Is it coming or not? There is ample interest in bringing the British Open to Northern Ireland's Royal Portrush, 16th on Golf Digest's ranking of the World's 100 Greatest Golf Courses, but there is an "information vacuum," Brian Keogh writes in the Irish Golf Desk.

Patrick Reed, a Baton Rouge native, returned to Louisiana, where his meteoric rise — three victories in a seven-month stretch — followed a not atypical route for a rookie, with "all-nighter drives, the all-nighter flights, trying to play courses blind and if you make it through, having to figure out the entire golf course in 18 (practice) holes on Tuesday," he said. Times-Picayune writer Trey Iles has the story.

A year ago, Tianlang Guan, a Chinese 14-year-old, made the cut at the Masters.
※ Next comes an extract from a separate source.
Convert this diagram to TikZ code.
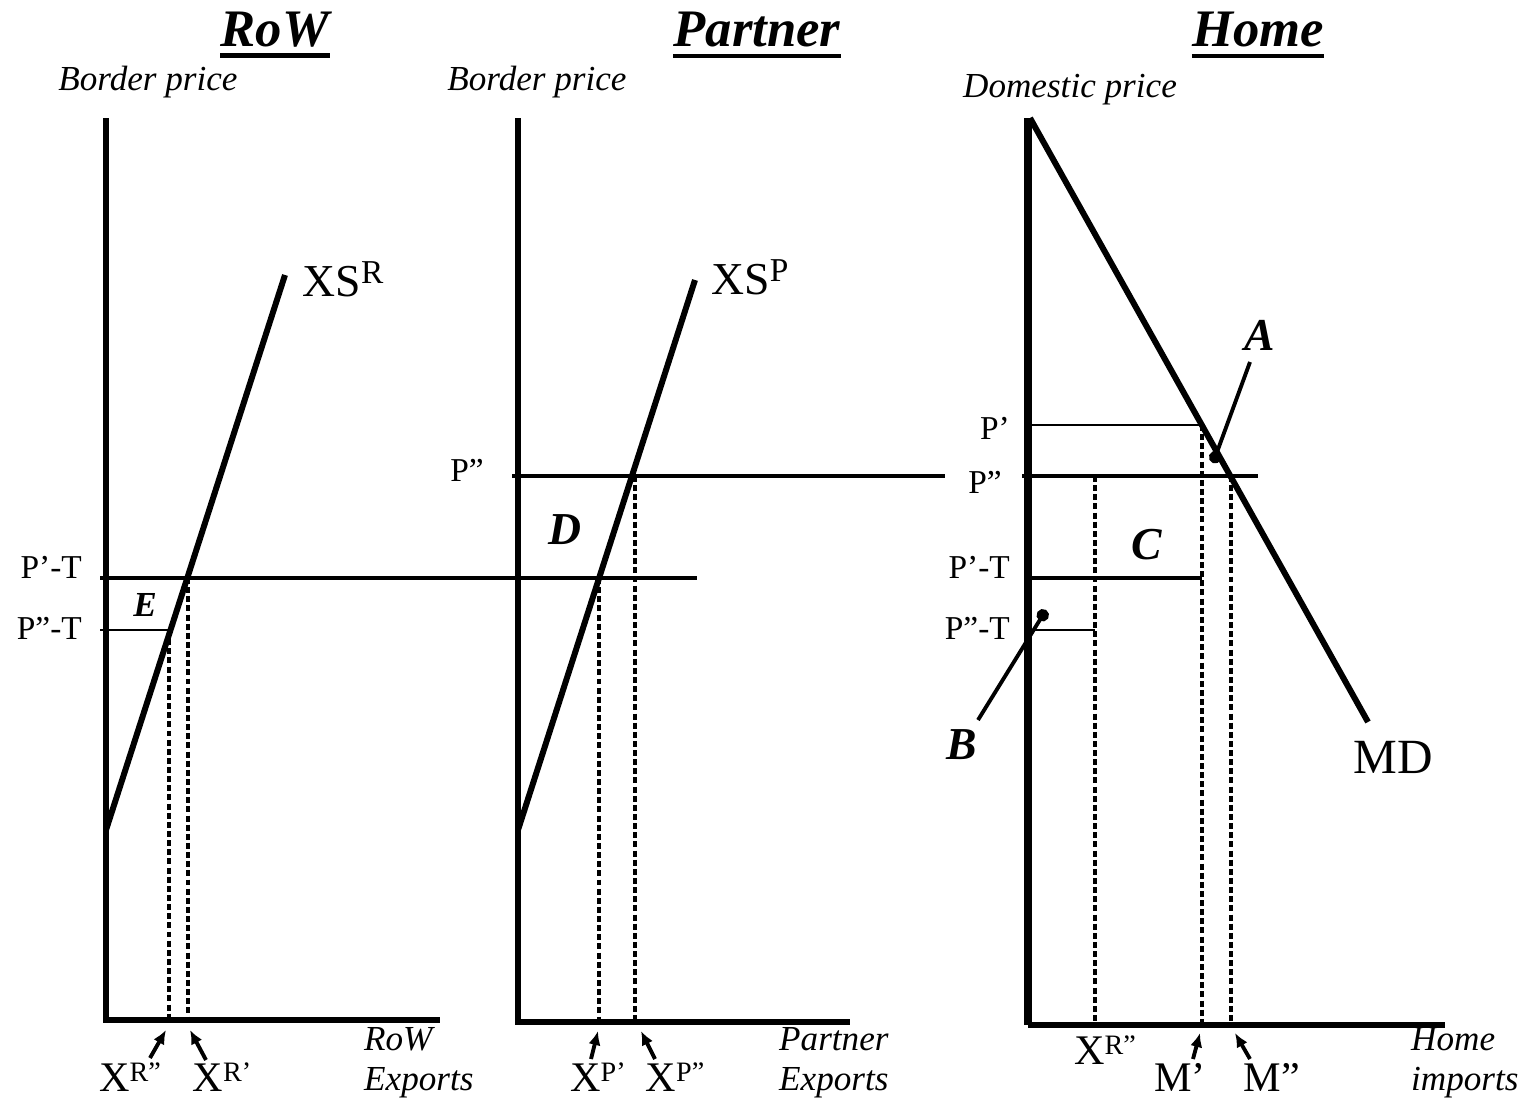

Guan, now 15, re-surfaced this week in the Volvo China Open, where he missed the cut. Guan is still an amateur and has no plans yet on when he might turn professional. Agence France-Presse has the story.

What's in a name? Ron Kroichick of the San Francisco Chronicle has the story behind the oddly named Swinging Skirts LPGA Classic that is being played at Lake Merced Golf Club in Daly City, outside San Francisco. It has nothing to do with women in skirts playing golf, either.